Based on (i) the circumstances surrounding the case, (ii) the reasons put forward by the AAWM in support of its application for extension of the 21 days statutory period and (iii) the objections of both the ARC and the MRA, the Supreme Court refused to exercise its discretion to allow an extension of time to the AAWM.

The Supreme Court upheld the objections raised by the ARC and the MRA and set aside the application of AAWM for extension of time. The Supreme Court went even further to point out that the tax due was payable in accordance with the decision of the ARC and this notwithstanding any appeal being made, or sought to be made as in the present case.

This judgment, coincidentally, comes in the tail of a recent judgment delivered by the Industrial Court which highlighted the need to strictly comply with statutory periods. The case concerned an employee of Bayport Management Limited who was required to appear before a disciplinary committee to give her explanations with respect to a series of charges which had been brought against her. Section 64(2)(a)(ii) of the Workers' Rights Act provides that an employer shall not terminate a worker's agreement for reasons related to the worker's alleged misconduct unless the worker has been given at least 7 days' notice to answer any charge made against him.

The charges were communicated to the employee on the 21 November 2019 and the disciplinary committee was held on the 28 November 2019. The Industrial Court held that the 21st should not be included in the seven days stipulated. The time limit therefore ended on the 29th so that the employee was given only 6 days to answer the charges leveled against her by Bayport in breach of section 64(2)(a)(iii) of the Workers' Rights Act. Bayport not having afforded the employee at least 7 days to answer the said charges of misconduct made against her before the Disciplinary Committee, her dismissal was deemed to be unjustified because the time limit of 7 days was mandatory.
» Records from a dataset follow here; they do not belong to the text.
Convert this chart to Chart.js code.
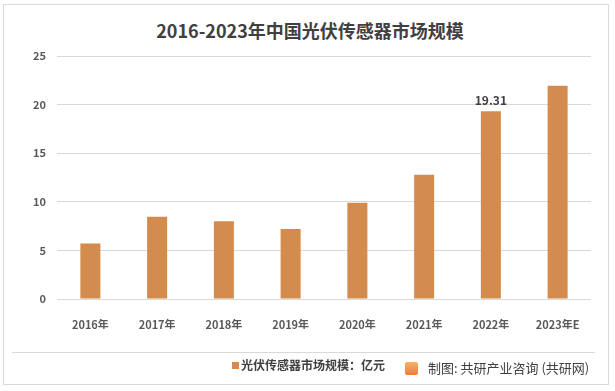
<!DOCTYPE html>
<html>
<head>
<meta charset="utf-8">
<script src="https://cdn.jsdelivr.net/npm/chart.js@4.4.1/dist/chart.umd.min.js"></script>
<style>
  body { margin: 0; background: #fff; }
  #wrap { position: relative; width: 615px; height: 391px; font-family: "Noto Sans CJK SC", "Noto Sans", sans-serif; }
  #frame { position: absolute; left: 3px; top: 4px; width: 604px; height: 379px; border: 1px solid #d9d9d9; }
  #title { position: absolute; left: 0; width: 620px; top: 17px; text-align: center; font-size: 18px; font-weight: bold; color: #404040; }
  #sep { position: absolute; left: 12px; top: 352px; width: 583px; height: 1px; background: #d9d9d9; }
  #legend { position: absolute; left: 232px; top: 357px; font-size: 12px; font-weight: bold; color: #404040; line-height: 16px; }
  #legend i { display: inline-block; width: 7px; height: 7px; background: #d48c4e; margin-right: 2px; vertical-align: 1px; }
  #source { position: absolute; left: 405px; top: 359px; font-size: 13px; color: #404040; line-height: 18px; }
  #source b { display: inline-block; width: 13px; height: 13px; border-radius: 2px; background: linear-gradient(#f7b26a, #ef7a3a); margin-right: 10px; vertical-align: -2px; }
  canvas { position: absolute; left: 0; top: 0; }
</style>
</head>
<body>
<div id="wrap">
  <div id="frame"></div>
  <div id="title">2016-2023年中国光伏传感器市场规模</div>
  <canvas id="chart" width="615" height="391"></canvas>
  <div id="sep"></div>
  <div id="legend"><i></i><span id="legendText"></span></div>
  <div id="source"><b></b>制图: 共研产业咨询 (共研网)</div>
</div>
<script>
const years = ['2016年', '2017年', '2018年', '2019年', '2020年', '2021年', '2022年', '2023年E'];
const marketSize = [5.7, 8.47, 8.0, 7.2, 9.9, 12.79, 19.31, 21.95];
const labelled = [false, false, false, false, false, false, true, false];
const seriesName = '光伏传感器市场规模：亿元';
const yTicks = [0, 5, 10, 15, 20, 25];

document.getElementById('legendText').textContent = seriesName;

// only the 2022 bar carries a value label
const barLabels = {
    id: 'barLabels',
    afterDatasetsDraw(chart) {
        const ctx = chart.ctx;
        const meta = chart.getDatasetMeta(0);
        ctx.save();
        ctx.font = 'bold 12px "Noto Sans CJK SC", sans-serif';
        ctx.fillStyle = '#404040';
        ctx.textAlign = 'center';
        ctx.textBaseline = 'bottom';
        meta.data.forEach((bar, i) => {
            if (!labelled[i]) return;
            ctx.fillText(marketSize[i].toFixed(2), bar.x, bar.y - 5);
        });
        ctx.restore();
    }
};

new Chart(document.getElementById('chart'), {
    type: 'bar',
    data: {
        labels: years,
        datasets: [{
            label: seriesName,
            data: marketSize,
            backgroundColor: '#d48c4e',
            barPercentage: 0.3,
            categoryPercentage: 1
        }]
    },
    options: {
        responsive: false,
        animation: false,
        layout: { padding: { left: 7, right: 24, top: 56, bottom: 62 } },
        plugins: { legend: { display: false }, title: { display: false }, tooltip: { enabled: false } },
        scales: {
            x: {
                grid: { display: false },
                border: { display: false },
                ticks: { color: '#595959', font: { size: 11, weight: 'bold', family: '"Noto Sans CJK SC", sans-serif' }, padding: 11 },
                afterFit: s => { s.height = 30; }
            },
            y: {
                min: 0, max: 25,
                afterBuildTicks: s => { s.ticks = yTicks.map(v => ({ value: v })); },
                grid: { color: '#d9d9d9', drawTicks: false },
                border: { display: false },
                ticks: { color: '#595959', font: { size: 11, weight: 'bold', family: '"Noto Sans CJK SC", sans-serif' }, padding: 11 },
                afterFit: s => { s.width = 50; }
            }
        }
    },
    plugins: [barLabels]
});
</script>
</body>
</html>
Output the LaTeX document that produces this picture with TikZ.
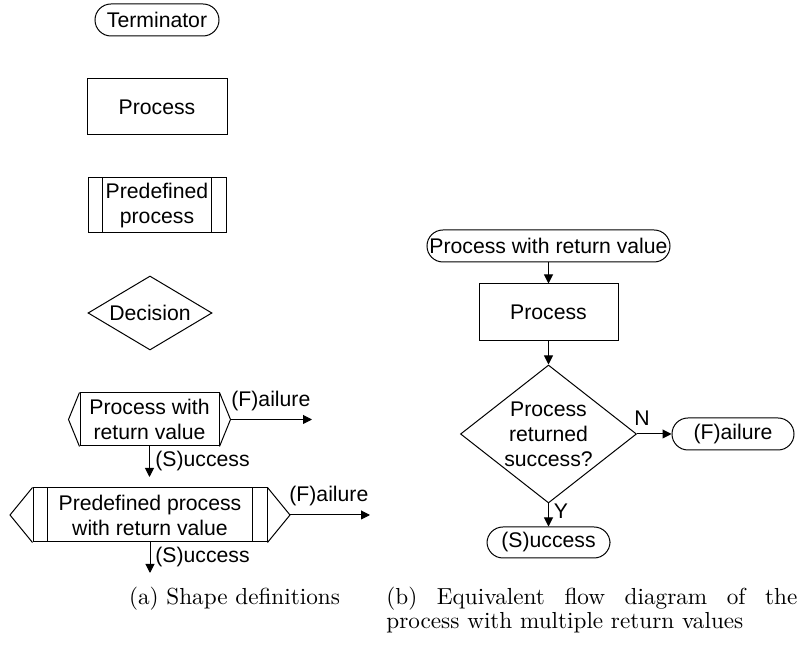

As a result, the Industrial Court ordered Bayport to pay to the employee the sum of Rs 5,405,444.71/- with interest at the rate of 12% per annum on the amount of severance allowance payable from the date of termination of employment to the date of final payment. Again, it is seen that the Court has placed strict emphasis on a statutory period irrespective of the merits of the case, with ensuing serious consequences on defaulters.